江戸の見世物
江戸時代後期の見世物は菊人形や曲芸、見世物小屋等ありますが当時
人気だったのは青竹を使った籠細工でした。
この図は国貞の作品で応需と記されているので、プロモーターからの依頼か好事家からの依頼か
わかりませんが、国貞が33才頃の作品でしょうか?浅草寺で1819年開催された一田庄七郎の
籠細工を余す事なく描いています。
三国志演義から関羽と青龍刀を掲げる周倉、赤鬼、孔雀、熊、鹿、孔雀、盛りだくさんです。

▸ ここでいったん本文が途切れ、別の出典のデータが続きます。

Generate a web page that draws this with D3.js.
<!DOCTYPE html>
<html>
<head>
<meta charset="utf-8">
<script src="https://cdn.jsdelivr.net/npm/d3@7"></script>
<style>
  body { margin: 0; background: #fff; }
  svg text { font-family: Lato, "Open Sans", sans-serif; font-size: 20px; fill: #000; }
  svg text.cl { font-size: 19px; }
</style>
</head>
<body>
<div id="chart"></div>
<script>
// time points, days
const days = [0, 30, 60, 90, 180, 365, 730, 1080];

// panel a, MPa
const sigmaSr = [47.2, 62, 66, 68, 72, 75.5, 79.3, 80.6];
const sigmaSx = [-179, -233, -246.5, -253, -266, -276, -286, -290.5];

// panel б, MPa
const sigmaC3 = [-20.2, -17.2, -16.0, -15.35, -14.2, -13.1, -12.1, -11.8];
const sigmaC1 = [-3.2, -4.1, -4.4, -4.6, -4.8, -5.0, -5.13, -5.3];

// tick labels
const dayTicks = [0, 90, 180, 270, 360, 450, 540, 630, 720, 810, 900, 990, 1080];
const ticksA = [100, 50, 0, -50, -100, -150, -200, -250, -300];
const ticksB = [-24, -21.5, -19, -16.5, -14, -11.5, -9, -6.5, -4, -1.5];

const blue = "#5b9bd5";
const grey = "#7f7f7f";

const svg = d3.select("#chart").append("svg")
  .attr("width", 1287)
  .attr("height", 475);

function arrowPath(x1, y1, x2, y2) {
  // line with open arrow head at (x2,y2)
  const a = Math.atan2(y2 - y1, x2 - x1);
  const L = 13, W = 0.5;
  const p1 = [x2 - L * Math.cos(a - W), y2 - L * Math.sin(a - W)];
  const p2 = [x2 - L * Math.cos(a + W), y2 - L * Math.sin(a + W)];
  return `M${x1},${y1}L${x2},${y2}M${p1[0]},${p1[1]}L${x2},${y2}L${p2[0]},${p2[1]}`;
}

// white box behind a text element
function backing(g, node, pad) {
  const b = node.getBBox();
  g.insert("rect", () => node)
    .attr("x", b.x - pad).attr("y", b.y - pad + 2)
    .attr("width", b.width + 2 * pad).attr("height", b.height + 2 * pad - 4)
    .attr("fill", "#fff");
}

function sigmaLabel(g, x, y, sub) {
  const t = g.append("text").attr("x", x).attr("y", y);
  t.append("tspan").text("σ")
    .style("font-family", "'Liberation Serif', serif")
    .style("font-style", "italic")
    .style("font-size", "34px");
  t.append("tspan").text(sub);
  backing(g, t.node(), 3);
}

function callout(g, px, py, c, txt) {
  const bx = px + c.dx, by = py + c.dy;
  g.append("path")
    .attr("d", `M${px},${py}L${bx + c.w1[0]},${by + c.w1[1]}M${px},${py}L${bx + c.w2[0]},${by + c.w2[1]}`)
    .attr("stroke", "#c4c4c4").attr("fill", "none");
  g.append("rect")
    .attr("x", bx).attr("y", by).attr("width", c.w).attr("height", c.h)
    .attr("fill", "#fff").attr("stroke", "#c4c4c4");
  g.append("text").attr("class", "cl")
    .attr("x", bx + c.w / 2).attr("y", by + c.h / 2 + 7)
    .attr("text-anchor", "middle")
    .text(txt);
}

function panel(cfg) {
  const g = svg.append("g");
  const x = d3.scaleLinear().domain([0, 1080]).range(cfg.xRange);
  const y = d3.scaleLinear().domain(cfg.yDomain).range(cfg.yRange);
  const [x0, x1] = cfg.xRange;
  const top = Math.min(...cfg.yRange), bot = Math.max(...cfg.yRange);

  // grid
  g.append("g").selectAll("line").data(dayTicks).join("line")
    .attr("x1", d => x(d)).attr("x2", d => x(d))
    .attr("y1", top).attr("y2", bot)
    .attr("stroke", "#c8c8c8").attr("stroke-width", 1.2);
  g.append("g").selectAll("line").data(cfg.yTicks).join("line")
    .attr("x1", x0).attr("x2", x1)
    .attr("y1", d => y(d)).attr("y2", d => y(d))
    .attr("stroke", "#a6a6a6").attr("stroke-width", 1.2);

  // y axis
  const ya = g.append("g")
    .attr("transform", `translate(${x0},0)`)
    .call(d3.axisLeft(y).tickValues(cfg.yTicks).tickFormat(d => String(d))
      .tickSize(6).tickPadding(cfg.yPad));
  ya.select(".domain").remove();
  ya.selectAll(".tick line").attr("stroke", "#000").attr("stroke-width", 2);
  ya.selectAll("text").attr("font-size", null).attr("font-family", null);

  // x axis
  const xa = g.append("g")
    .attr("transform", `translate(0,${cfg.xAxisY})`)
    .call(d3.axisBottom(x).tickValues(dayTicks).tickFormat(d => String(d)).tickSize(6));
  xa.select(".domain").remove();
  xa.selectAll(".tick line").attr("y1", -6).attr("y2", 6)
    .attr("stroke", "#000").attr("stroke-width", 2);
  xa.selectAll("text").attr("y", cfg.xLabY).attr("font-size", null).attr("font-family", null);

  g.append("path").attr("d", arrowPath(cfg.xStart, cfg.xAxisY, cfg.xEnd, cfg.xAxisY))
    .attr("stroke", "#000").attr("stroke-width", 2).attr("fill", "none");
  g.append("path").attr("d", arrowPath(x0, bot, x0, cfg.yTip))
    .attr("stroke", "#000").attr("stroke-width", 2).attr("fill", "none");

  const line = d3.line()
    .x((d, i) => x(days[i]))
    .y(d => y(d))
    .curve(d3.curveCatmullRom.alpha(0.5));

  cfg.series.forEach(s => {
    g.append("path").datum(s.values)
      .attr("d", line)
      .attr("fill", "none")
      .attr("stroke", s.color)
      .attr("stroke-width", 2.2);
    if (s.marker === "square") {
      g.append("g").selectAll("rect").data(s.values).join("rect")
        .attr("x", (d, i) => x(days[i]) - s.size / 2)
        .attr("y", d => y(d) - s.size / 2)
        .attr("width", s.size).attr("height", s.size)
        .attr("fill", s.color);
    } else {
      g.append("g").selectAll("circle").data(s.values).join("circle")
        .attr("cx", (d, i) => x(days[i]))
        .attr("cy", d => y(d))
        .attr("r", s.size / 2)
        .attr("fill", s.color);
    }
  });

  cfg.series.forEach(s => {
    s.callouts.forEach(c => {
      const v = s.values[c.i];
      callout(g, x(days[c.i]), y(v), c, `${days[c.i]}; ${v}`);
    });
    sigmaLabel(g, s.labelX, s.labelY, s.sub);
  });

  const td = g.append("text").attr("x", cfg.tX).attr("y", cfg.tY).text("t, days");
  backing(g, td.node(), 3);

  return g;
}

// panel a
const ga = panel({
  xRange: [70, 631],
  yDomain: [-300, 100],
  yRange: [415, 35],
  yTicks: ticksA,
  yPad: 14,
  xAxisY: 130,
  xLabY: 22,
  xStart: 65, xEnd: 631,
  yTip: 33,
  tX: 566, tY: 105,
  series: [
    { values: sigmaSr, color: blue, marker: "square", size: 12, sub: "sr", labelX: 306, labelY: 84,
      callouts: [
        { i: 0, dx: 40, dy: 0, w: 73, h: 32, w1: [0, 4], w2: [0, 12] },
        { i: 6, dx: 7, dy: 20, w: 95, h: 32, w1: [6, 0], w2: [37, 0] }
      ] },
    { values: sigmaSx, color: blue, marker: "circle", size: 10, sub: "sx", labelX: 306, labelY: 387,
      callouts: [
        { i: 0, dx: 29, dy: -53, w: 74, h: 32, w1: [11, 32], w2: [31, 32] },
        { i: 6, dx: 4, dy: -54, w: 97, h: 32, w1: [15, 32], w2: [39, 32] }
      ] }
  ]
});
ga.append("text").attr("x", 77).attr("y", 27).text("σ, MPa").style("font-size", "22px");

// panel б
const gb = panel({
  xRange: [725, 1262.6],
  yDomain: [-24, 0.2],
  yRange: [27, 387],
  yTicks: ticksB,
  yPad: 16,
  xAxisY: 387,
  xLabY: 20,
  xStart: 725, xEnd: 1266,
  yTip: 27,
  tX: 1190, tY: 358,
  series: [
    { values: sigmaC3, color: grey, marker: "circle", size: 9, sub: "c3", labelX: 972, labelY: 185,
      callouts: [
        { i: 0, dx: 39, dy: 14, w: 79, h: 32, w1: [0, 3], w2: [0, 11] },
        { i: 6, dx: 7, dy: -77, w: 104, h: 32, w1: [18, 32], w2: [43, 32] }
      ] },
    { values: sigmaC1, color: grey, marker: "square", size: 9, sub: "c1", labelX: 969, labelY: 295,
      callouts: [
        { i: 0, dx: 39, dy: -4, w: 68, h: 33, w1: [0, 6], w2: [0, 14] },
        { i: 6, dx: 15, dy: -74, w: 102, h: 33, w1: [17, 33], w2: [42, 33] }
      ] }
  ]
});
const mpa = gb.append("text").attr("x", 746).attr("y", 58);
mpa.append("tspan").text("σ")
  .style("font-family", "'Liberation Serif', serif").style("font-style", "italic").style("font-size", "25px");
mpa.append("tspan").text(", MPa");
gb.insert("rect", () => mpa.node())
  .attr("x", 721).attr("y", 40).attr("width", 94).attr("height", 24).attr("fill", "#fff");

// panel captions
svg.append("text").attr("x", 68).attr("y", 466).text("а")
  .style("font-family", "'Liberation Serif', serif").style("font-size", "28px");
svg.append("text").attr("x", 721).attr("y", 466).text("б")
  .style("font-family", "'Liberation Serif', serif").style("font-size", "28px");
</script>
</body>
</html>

この関羽の像は7mもあったそうで、江戸中で大評判をとりました。
よくよく見ると、実像ではなく静止した人形を写しているのがわかります。
豊干禅師と法話をしている唐人、麒麟、獅子、牛、馬、安達ヶ原の一つ家、鳳凰。
どれも籠細工です、籠細工を暗示する為に、バックのデザインを籠目模様にしています。
全部、一田庄七郎の籠細工を写した作品です。青龍刀や周倉は陳寿の歴史書の三国志には無く
三国志演義に見られます。
江戸情緒あふれる獅子。狩野派を彷彿させます。
この作品の作者名は五渡亭国貞(三代歌川豊国)です、江戸後期に抜群の人気を誇り、
若くして豊国門下の一番弟子になり、同じ門下の歌川国芳と競いました。
当時は国貞の方が格段に人気があり、1万点を超えると言われる作品群を残し、現在でも
浮世絵専門店で販売されているのは、国貞の作品が多数あります。
対して国芳は遅咲きで水滸伝シリーズでようやく注目されて人気作家となりました。
国貞はデザイン性に優れ、色彩感覚も抜群、役者の似顔絵を得意とし、写楽の反対で
繊細に美化してスターを憧れの対称として描き、喝采を浴びました。
国芳は同じ土俵ではかなわず、男性的な武者絵や戯画に活路を見出しました。
現代ではあまりにも作品が多く、代表的な作品はどれだかわからない国貞を尻目に国芳は
戯画を中心として強烈な個性で個展が大盛況となっています。
これからは、国貞の面白い作品、良い作品を体系化して単体の浮世絵作家として見直し
正当な評価を得る事を期待します。